Peter's cover stories are always the best, so he takes a turn. "Influenza," he says carefully. "It's a Muggle disease. No cure."

"Not even magical…" Bill begins.

"Magic can be a curse," says Sirius, and Bill gets no more out of the three of them. They draw together in the rain, a rule unto themselves, and wait and watch as Dumbledore speaks.

"He was a scholar," he says wearily. "A true academic, which is a rare thing in these enlightened days, and what is more, he was never reticent in sharing his insight with others. An academic and a teacher, shall we say, and yet academia is not all there is to life. As well as lessons, there are sweets to be eaten and pranks to be played and firecrackers to be thrown at Professor McGonagall" - who is crying quietly - "and he did all those things and more. He had life and vigour in spades, taken from him tragically young, but he leaves us with his own legacy. I ask you to remember a clever boy, a happy one, a friend and comrade, but above all, I ask you to remember the courage of Remus Lupin."

In the mass of black robes, Severus Snape is barely visible, his head bowed and covered with eyes shadowed. He has said nothing for days, not since the moon.

The casket is closed. It had to be; there are some things that no-one need see, and better memories to have than blood on floorboards and deep gored scratches in wood.

"Remember," Dumbledore says again, and his voice hangs in the air like a struck bell. And then it is all over.

Back in the Gryffindor common room, obscenely red, gold and cheerful while rain batters the window, Sirius throws himself down on a squashy armchair on top of something hard. A book, The Mechanics of Human And Animal Transfiguration, and he throws it to the floor with real violence, then scrambles to his feet again. On the notice board by the portrait hole is a calendar, with neat handwriting below today's date, and a red circle.

Sirius pulls it down, rips and tears and destroys the page until it is nothing but tiny white scraps. One by one, they fall to the floor like confetti from his shaking hands.


Remus strides back across the grounds, leaving Dumbledore staring after him. His heart is strangely light, but he feels the weight of responsibility on his shoulders in a way even he has never felt before.
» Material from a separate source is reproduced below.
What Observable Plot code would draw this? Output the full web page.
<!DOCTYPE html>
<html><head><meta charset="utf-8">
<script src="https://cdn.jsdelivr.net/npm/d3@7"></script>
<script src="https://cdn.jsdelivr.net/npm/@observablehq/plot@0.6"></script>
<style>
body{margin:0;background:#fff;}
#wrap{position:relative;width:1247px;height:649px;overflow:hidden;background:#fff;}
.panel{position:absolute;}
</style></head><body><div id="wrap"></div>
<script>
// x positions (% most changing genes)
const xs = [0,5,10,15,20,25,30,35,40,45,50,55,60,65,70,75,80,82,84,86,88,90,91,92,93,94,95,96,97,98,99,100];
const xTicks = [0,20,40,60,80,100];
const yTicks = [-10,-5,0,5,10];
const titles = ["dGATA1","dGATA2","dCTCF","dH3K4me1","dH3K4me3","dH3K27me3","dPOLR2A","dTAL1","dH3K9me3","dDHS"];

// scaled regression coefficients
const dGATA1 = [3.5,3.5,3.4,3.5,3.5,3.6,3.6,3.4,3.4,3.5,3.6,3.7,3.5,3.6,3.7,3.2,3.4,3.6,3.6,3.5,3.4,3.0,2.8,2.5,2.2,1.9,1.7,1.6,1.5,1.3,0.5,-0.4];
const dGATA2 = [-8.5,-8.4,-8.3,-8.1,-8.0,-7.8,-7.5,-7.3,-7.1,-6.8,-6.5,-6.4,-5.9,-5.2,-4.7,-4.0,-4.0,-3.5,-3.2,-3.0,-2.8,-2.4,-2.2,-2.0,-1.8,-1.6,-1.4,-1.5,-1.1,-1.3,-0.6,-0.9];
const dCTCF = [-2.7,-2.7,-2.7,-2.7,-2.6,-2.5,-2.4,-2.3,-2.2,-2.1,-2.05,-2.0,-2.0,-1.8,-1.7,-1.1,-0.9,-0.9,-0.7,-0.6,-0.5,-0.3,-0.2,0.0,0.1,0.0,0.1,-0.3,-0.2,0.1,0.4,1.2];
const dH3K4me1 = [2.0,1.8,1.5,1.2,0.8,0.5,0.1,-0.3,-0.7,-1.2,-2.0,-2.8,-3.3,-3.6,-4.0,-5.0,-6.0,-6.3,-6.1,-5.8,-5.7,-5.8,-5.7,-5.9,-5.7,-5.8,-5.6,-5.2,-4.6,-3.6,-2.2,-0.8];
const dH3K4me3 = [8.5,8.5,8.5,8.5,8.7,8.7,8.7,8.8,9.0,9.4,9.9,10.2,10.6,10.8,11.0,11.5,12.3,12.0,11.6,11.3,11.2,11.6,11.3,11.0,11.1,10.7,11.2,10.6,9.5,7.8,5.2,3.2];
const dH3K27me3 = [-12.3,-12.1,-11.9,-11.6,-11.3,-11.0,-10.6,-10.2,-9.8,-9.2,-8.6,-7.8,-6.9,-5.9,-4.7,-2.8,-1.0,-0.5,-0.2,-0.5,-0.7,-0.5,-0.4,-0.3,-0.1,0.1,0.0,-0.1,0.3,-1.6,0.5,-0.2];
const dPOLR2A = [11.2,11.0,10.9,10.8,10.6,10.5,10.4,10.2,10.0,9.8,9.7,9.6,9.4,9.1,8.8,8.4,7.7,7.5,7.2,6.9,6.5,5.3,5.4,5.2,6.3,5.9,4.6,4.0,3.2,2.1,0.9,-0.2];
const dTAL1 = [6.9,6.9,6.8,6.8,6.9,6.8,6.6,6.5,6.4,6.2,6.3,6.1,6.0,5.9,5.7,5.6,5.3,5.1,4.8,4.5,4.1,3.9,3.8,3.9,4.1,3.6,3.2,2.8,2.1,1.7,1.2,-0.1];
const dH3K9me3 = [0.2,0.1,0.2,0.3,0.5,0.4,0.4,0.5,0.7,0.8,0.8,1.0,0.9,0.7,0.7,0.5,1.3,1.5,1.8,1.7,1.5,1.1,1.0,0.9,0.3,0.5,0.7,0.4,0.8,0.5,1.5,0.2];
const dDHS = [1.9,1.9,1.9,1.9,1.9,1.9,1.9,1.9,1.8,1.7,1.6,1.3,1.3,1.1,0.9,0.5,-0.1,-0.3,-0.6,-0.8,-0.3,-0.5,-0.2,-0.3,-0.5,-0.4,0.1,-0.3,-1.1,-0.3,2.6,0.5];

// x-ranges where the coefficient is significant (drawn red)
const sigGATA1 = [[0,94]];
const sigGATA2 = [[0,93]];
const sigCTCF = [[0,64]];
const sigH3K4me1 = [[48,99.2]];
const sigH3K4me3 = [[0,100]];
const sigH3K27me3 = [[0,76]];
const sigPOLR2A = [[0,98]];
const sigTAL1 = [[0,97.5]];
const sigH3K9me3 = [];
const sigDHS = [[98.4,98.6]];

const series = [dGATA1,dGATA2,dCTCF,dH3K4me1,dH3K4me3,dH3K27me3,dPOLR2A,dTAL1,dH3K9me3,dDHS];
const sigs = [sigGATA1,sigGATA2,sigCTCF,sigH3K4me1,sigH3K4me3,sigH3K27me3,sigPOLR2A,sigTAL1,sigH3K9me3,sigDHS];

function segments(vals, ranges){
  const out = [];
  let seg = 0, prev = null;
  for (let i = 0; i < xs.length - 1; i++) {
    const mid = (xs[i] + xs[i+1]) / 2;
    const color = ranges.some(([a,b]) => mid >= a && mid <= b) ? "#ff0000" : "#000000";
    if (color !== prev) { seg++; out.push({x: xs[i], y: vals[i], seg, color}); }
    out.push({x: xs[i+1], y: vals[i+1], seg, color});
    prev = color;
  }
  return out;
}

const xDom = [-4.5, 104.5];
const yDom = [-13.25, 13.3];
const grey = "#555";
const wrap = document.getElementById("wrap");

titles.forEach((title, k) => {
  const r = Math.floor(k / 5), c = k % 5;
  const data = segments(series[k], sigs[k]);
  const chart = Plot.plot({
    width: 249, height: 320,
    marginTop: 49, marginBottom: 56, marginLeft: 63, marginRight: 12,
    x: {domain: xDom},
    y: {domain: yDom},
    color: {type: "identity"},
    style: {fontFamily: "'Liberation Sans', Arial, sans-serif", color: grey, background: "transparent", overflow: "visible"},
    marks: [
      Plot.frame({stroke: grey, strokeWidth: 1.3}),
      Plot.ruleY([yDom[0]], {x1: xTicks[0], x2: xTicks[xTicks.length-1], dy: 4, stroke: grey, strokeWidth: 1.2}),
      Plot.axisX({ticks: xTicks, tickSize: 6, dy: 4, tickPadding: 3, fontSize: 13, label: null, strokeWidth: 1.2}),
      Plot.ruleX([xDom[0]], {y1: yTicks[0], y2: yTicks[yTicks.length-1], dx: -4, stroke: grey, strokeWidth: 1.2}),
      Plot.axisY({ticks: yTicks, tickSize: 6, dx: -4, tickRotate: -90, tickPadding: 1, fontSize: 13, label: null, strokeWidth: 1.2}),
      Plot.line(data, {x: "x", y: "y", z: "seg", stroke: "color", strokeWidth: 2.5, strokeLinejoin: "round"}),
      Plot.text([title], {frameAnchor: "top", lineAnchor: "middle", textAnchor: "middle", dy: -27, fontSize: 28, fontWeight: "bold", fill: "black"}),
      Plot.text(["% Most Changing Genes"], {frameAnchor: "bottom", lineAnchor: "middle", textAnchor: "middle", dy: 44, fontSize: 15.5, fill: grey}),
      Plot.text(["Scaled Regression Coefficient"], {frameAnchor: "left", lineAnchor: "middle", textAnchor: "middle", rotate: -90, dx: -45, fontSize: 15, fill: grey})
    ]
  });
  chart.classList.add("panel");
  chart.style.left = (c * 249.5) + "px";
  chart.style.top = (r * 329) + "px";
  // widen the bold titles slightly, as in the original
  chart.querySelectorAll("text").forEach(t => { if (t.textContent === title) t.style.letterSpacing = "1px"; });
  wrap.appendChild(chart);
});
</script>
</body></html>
He walks through into the entrance hall and up to the Gryffindor common room. "Aurora borealis," he snaps impatiently, and the Fat Lady glares.

"I thought you were one of the polite ones," she snipes, and the portrait swings open. Remus clambers in and bursts into the common room with considerably more violence than usual.
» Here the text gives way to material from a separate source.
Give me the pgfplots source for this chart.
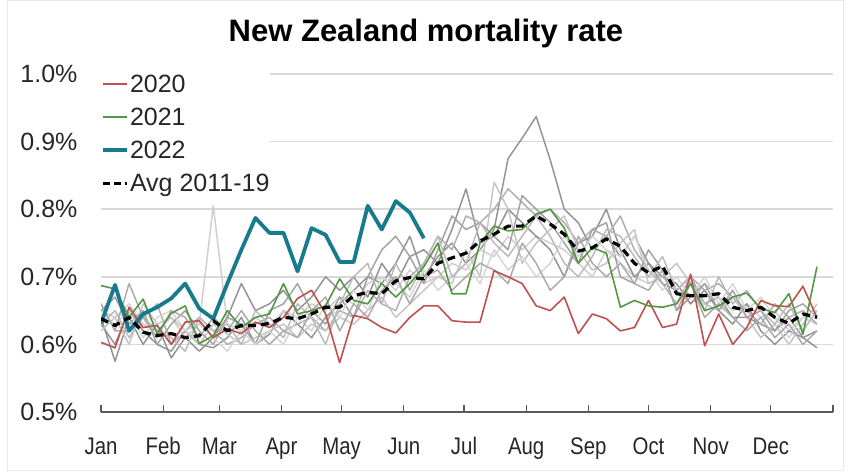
\documentclass[border=0pt]{standalone}
\usepackage{pgfplots}
\pgfplotsset{compat=1.18}
\usepackage{pgfplotstable}
\usepackage{fontspec}
\setmainfont{Liberation Sans}
\newfontfamily\narrowfont{Liberation Sans}[FakeStretch=0.85]

\definecolor{gridgray}{HTML}{D9D9D9}
\definecolor{axisgray}{HTML}{595959}
\definecolor{c2020}{RGB}{192,80,77}
\definecolor{c2021}{RGB}{84,150,70}
\definecolor{c2022}{RGB}{23,122,142}
\definecolor{ga}{HTML}{959595}
\definecolor{gb}{HTML}{CFCFCF}
\definecolor{gc}{HTML}{939393}
\definecolor{gd}{HTML}{B0B0B0}
\definecolor{ge}{HTML}{C6C6C6}
\definecolor{gf}{HTML}{A3A3A3}
\definecolor{gg}{HTML}{D6D6D6}
\definecolor{gh}{HTML}{BBBBBB}
\definecolor{gi}{HTML}{ABABAB}

% weekly values (%), week k plotted at day 7k
\pgfplotstableread[row sep=\\]{y\\0.630\\0.600\\0.650\\0.620\\0.600\\0.590\\0.620\\0.600\\0.595\\0.610\\0.640\\0.600\\0.615\\0.650\\0.630\\0.610\\0.640\\0.660\\0.680\\0.700\\0.690\\0.720\\0.760\\0.700\\0.730\\0.750\\0.720\\0.740\\0.770\\0.875\\0.905\\0.937\\0.873\\0.800\\0.780\\0.740\\0.760\\0.730\\0.760\\0.720\\0.690\\0.680\\0.700\\0.660\\0.670\\0.640\\0.640\\0.630\\0.620\\0.640\\0.610\\0.620\\}\gA
\pgfplotstableread[row sep=\\]{y\\0.650\\0.640\\0.660\\0.630\\0.620\\0.640\\0.610\\0.630\\0.805\\0.630\\0.620\\0.640\\0.625\\0.650\\0.640\\0.660\\0.650\\0.670\\0.660\\0.690\\0.700\\0.680\\0.710\\0.690\\0.700\\0.720\\0.710\\0.740\\0.730\\0.760\\0.740\\0.760\\0.750\\0.740\\0.720\\0.700\\0.740\\0.720\\0.700\\0.690\\0.700\\0.680\\0.660\\0.690\\0.670\\0.650\\0.660\\0.640\\0.650\\0.620\\0.640\\0.630\\}\gB
\pgfplotstableread[row sep=\\]{y\\0.640\\0.575\\0.640\\0.600\\0.630\\0.580\\0.610\\0.590\\0.610\\0.640\\0.690\\0.650\\0.660\\0.680\\0.650\\0.670\\0.700\\0.680\\0.700\\0.670\\0.720\\0.690\\0.730\\0.740\\0.720\\0.770\\0.830\\0.750\\0.760\\0.800\\0.780\\0.760\\0.740\\0.700\\0.750\\0.760\\0.800\\0.740\\0.700\\0.720\\0.700\\0.690\\0.660\\0.680\\0.650\\0.630\\0.660\\0.620\\0.600\\0.620\\0.610\\0.595\\}\gC
\pgfplotstableread[row sep=\\]{y\\0.660\\0.620\\0.620\\0.640\\0.660\\0.600\\0.620\\0.640\\0.620\\0.600\\0.610\\0.630\\0.640\\0.620\\0.630\\0.640\\0.620\\0.650\\0.640\\0.680\\0.660\\0.650\\0.700\\0.720\\0.760\\0.740\\0.790\\0.780\\0.800\\0.830\\0.810\\0.790\\0.800\\0.780\\0.750\\0.770\\0.760\\0.790\\0.740\\0.710\\0.690\\0.660\\0.700\\0.680\\0.690\\0.670\\0.650\\0.630\\0.660\\0.640\\0.650\\0.630\\}\gD
\pgfplotstableread[row sep=\\]{y\\0.620\\0.640\\0.600\\0.660\\0.630\\0.640\\0.620\\0.600\\0.630\\0.615\\0.600\\0.610\\0.620\\0.630\\0.610\\0.630\\0.620\\0.640\\0.630\\0.650\\0.670\\0.640\\0.660\\0.680\\0.700\\0.690\\0.740\\0.700\\0.840\\0.800\\0.720\\0.750\\0.770\\0.790\\0.740\\0.710\\0.720\\0.750\\0.770\\0.690\\0.700\\0.720\\0.690\\0.660\\0.650\\0.670\\0.640\\0.610\\0.630\\0.600\\0.630\\0.660\\}\gE
\pgfplotstableread[row sep=\\]{y\\0.650\\0.670\\0.630\\0.650\\0.600\\0.630\\0.650\\0.620\\0.600\\0.640\\0.630\\0.600\\0.650\\0.660\\0.690\\0.650\\0.630\\0.670\\0.640\\0.700\\0.740\\0.760\\0.730\\0.690\\0.740\\0.790\\0.770\\0.780\\0.760\\0.740\\0.820\\0.800\\0.780\\0.750\\0.720\\0.770\\0.780\\0.700\\0.690\\0.740\\0.710\\0.650\\0.670\\0.690\\0.650\\0.680\\0.640\\0.650\\0.620\\0.650\\0.660\\0.640\\}\gF
\pgfplotstableread[row sep=\\]{y\\0.640\\0.630\\0.650\\0.610\\0.640\\0.650\\0.620\\0.630\\0.610\\0.590\\0.620\\0.600\\0.620\\0.600\\0.640\\0.620\\0.660\\0.640\\0.680\\0.650\\0.700\\0.690\\0.670\\0.710\\0.680\\0.700\\0.720\\0.690\\0.740\\0.710\\0.730\\0.700\\0.720\\0.760\\0.730\\0.760\\0.740\\0.730\\0.760\\0.710\\0.680\\0.700\\0.670\\0.700\\0.660\\0.690\\0.650\\0.670\\0.640\\0.610\\0.640\\0.650\\}\gG
\pgfplotstableread[row sep=\\]{y\\0.630\\0.650\\0.610\\0.640\\0.620\\0.610\\0.590\\0.640\\0.620\\0.630\\0.600\\0.650\\0.630\\0.610\\0.660\\0.640\\0.600\\0.660\\0.700\\0.720\\0.660\\0.720\\0.680\\0.720\\0.760\\0.700\\0.720\\0.780\\0.750\\0.730\\0.760\\0.790\\0.760\\0.720\\0.700\\0.730\\0.770\\0.760\\0.730\\0.700\\0.730\\0.680\\0.700\\0.650\\0.700\\0.660\\0.680\\0.650\\0.630\\0.660\\0.620\\0.650\\}\gH
\pgfplotstableread[row sep=\\]{y\\0.660\\0.620\\0.690\\0.640\\0.610\\0.650\\0.640\\0.610\\0.640\\0.620\\0.650\\0.620\\0.600\\0.620\\0.610\\0.650\\0.670\\0.620\\0.660\\0.640\\0.680\\0.700\\0.660\\0.700\\0.710\\0.680\\0.700\\0.720\\0.710\\0.690\\0.750\\0.720\\0.680\\0.700\\0.760\\0.720\\0.700\\0.720\\0.690\\0.680\\0.710\\0.650\\0.690\\0.640\\0.660\\0.640\\0.620\\0.640\\0.610\\0.630\\0.600\\0.620\\}\gI
\pgfplotstableread[row sep=\\]{y\\0.603\\0.595\\0.655\\0.625\\0.628\\0.600\\0.633\\0.635\\0.610\\0.623\\0.616\\0.633\\0.625\\0.640\\0.668\\0.680\\0.645\\0.573\\0.643\\0.638\\0.625\\0.617\\0.640\\0.657\\0.657\\0.635\\0.633\\0.633\\0.709\\0.700\\0.690\\0.657\\0.650\\0.670\\0.616\\0.645\\0.638\\0.620\\0.625\\0.665\\0.625\\0.630\\0.704\\0.598\\0.645\\0.600\\0.625\\0.665\\0.657\\0.656\\0.686\\0.640\\}\tA
\pgfplotstableread[row sep=\\]{y\\0.687\\0.682\\0.640\\0.667\\0.616\\0.646\\0.657\\0.601\\0.613\\0.650\\0.625\\0.640\\0.645\\0.690\\0.645\\0.650\\0.657\\0.697\\0.665\\0.660\\0.690\\0.670\\0.690\\0.715\\0.750\\0.675\\0.675\\0.750\\0.775\\0.768\\0.770\\0.793\\0.800\\0.772\\0.720\\0.743\\0.735\\0.655\\0.665\\0.657\\0.655\\0.660\\0.690\\0.650\\0.657\\0.670\\0.676\\0.653\\0.647\\0.675\\0.615\\0.715\\}\tB
\pgfplotstableread[row sep=\\]{y\\0.631\\0.688\\0.620\\0.645\\0.655\\0.668\\0.690\\0.653\\0.638\\0.690\\0.740\\0.787\\0.765\\0.765\\0.708\\0.772\\0.762\\0.722\\0.722\\0.805\\0.770\\0.812\\0.795\\0.757\\}\tC
\pgfplotstableread[row sep=\\]{y\\0.638\\0.628\\0.640\\0.618\\0.613\\0.616\\0.610\\0.613\\0.635\\0.620\\0.628\\0.628\\0.631\\0.640\\0.638\\0.645\\0.655\\0.655\\0.672\\0.677\\0.675\\0.694\\0.699\\0.697\\0.720\\0.728\\0.735\\0.753\\0.763\\0.775\\0.775\\0.790\\0.778\\0.763\\0.738\\0.743\\0.756\\0.745\\0.720\\0.706\\0.716\\0.675\\0.672\\0.672\\0.675\\0.655\\0.650\\0.655\\0.640\\0.631\\0.645\\0.640\\}\tAvg

\begin{document}
\begin{tikzpicture}
\path[use as bounding box] (0pt,0pt) rectangle (854pt,472pt);
\draw[gray!18, line width=1pt] (7pt,2pt) rectangle (843pt,471pt);
\node[font=\bfseries\fontsize{31}{33}\selectfont] at (426pt,439pt) {New Zealand mortality rate};
\begin{axis}[
  scale only axis, width=732pt, height=338pt,
  at={(101pt,60pt)}, anchor=south west,
  xmin=0, xmax=365, ymin=0.5, ymax=1.0,
  axis x line*=bottom, axis y line*=left,
  x axis line style={draw=axisgray, line width=1.6pt, -},
  y axis line style={draw=none},
  xtick={0,31,59,90,120,151,181,212,243,273,304,334,365},
  xticklabels={Jan,Feb,Mar,Apr,May,Jun,Jul,Aug,Sep,Oct,Nov,Dec,},
  xtick align=inside, major tick length=7pt,
  xtick style={draw=axisgray, line width=1.3pt},
  ytick={0.5,0.6,0.7,0.8,0.9,1.0},
  yticklabels={0.5\%,0.6\%,0.7\%,0.8\%,0.9\%,1.0\%},
  ytick style={draw=none},
  ymajorgrids, grid style={draw=gridgray, line width=1.5pt},
  xticklabel style={font=\narrowfont\fontsize{24}{26}\selectfont, text=black!85, yshift=-22pt},
  yticklabel style={font=\fontsize{25}{27}\selectfont, text=black!85, xshift=-20pt},
  legend style={at={(0,1.004)}, anchor=north west, draw=none, fill=white,
    font=\fontsize{25}{27}\selectfont, text=black!85, inner xsep=0pt, inner ysep=2pt,
    row sep=14pt, cells={anchor=west}, nodes={inner xsep=1pt, inner ysep=0pt}},
  legend image code/.code={\draw[#1] (0pt,0pt) -- (24pt,0pt);},
  legend cell align=left,
  every axis plot/.append style={line join=round},
]
\addlegendimage{c2020, line width=2.2pt}
\addlegendentry{2020}
\addlegendimage{c2021, line width=2.2pt}
\addlegendentry{2021}
\addlegendimage{c2022, line width=3.8pt}
\addlegendentry{2022}
\addlegendimage{black, line width=3.2pt, dash pattern=on 7pt off 4pt}
\addlegendentry{Avg 2011-19}
\addplot[ga, line width=1.5pt, forget plot] table[x expr=\coordindex*7, y=y] {\gA};
\addplot[gb, line width=1.5pt, forget plot] table[x expr=\coordindex*7, y=y] {\gB};
\addplot[gc, line width=1.5pt, forget plot] table[x expr=\coordindex*7, y=y] {\gC};
\addplot[gd, line width=1.5pt, forget plot] table[x expr=\coordindex*7, y=y] {\gD};
\addplot[ge, line width=1.5pt, forget plot] table[x expr=\coordindex*7, y=y] {\gE};
\addplot[gf, line width=1.5pt, forget plot] table[x expr=\coordindex*7, y=y] {\gF};
\addplot[gg, line width=1.5pt, forget plot] table[x expr=\coordindex*7, y=y] {\gG};
\addplot[gh, line width=1.5pt, forget plot] table[x expr=\coordindex*7, y=y] {\gH};
\addplot[gi, line width=1.5pt, forget plot] table[x expr=\coordindex*7, y=y] {\gI};
\addplot[c2020, line width=1.6pt, forget plot] table[x expr=\coordindex*7, y=y] {\tA};
\addplot[c2021, line width=1.6pt, forget plot] table[x expr=\coordindex*7, y=y] {\tB};
\addplot[c2022, line width=3.8pt, forget plot] table[x expr=\coordindex*7, y=y] {\tC};
\addplot[black, line width=3.2pt, dash pattern=on 8pt off 5pt, forget plot] table[x expr=\coordindex*7, y=y] {\tAvg};
\end{axis}
\end{tikzpicture}
\end{document}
"Remus?" James, who is sitting on the floor playing chess with Peter, looks up, worried. "What is it?"

Remus ignores him for a moment, staring up at the wall clock. The hands flit forwards, second by second, minute by minute, marking time now and forever. "It's my birthday," he says suddenly.
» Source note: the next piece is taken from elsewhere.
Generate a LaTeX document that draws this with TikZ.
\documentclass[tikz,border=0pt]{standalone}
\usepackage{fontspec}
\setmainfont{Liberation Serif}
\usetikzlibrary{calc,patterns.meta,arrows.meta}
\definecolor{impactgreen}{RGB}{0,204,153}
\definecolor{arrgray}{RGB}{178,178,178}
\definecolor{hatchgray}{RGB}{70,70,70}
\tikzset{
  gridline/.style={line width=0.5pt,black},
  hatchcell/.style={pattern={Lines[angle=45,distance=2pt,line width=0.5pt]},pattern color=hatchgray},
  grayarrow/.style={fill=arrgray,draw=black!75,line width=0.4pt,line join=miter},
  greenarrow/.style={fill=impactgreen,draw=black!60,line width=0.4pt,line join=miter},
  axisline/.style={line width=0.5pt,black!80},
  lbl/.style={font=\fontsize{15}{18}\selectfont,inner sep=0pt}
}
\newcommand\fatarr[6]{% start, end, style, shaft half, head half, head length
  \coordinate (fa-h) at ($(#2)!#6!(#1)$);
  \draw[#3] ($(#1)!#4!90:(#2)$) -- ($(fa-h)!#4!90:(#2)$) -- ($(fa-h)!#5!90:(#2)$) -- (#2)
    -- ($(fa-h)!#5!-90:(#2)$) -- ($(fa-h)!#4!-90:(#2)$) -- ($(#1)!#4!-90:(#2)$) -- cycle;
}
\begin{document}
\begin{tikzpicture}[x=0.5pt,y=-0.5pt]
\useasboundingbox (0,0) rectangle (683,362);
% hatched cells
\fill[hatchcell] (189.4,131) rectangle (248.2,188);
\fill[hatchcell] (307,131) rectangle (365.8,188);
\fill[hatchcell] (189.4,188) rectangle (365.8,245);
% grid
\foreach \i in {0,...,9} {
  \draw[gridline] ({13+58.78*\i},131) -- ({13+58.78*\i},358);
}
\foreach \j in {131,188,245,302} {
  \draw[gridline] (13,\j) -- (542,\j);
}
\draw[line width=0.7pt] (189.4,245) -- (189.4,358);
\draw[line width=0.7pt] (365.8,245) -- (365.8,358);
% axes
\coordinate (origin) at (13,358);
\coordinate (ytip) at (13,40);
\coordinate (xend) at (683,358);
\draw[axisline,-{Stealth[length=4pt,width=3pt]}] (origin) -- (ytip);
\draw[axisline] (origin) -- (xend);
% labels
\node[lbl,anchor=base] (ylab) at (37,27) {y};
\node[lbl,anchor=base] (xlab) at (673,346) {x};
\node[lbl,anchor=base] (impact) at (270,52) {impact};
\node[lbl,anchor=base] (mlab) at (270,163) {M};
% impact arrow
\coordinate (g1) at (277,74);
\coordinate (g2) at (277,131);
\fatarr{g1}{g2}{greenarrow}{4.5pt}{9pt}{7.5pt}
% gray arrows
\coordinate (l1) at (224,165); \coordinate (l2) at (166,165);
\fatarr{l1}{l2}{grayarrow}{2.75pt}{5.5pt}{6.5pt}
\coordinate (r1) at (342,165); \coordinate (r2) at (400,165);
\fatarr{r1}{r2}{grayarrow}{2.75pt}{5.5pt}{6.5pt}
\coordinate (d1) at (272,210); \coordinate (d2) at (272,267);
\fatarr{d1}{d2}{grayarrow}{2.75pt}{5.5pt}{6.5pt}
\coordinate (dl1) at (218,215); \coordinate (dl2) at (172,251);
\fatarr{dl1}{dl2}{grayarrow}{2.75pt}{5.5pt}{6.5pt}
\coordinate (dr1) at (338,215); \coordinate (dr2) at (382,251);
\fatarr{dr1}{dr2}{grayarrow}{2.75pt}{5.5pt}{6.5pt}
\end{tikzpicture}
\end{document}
James nods. "Yeah. Remus, are you all right?"

"It's my birthday," repeats Remus fiercely. "It's my birthday! I'm seventeen years old, I'm here at Hogwarts, I'm alive. I did it. I really did it."

Sirius gets it. Standing up, he walks across and places a soft hand on Remus's shoulder. "You made it, Moony. We knew you would."
"I did it." Remus's voice has fallen. For the first time, he realises what it means, not just for himself but for every child bitten.

"And?" Sirius prompts, his expression indicating there is one thing he needs to know in particular.

Remus smiles, knowing they know but ready to tell them anyway. It didn't have to be this way, he thinks. He was dealt a rough hand, life gave him lemons, etc., etc. But equally, things could have been so much worse.

He stands there awkwardly for a moment, aware of himself, his friends, his prefect badge, his Gryffindor colours, his lycanthropy, everything that has led him to being Remus Lupin on the day he comes of age.

"And..." He pauses, prolonging their agony, then gives in. "And I'm a member of the Order of the Phoenix."

Sirius whoops and laughs. "Huzzah and clang for Moony! Isn't that right, boys?"

As he succumbs to the flying tackle, hears James's soft words, "You're one of us, Remus," and is finally pushed to the floor, flailing wildly, Remus thinks: there should be cake.

And Lily comes in, singing, and there is.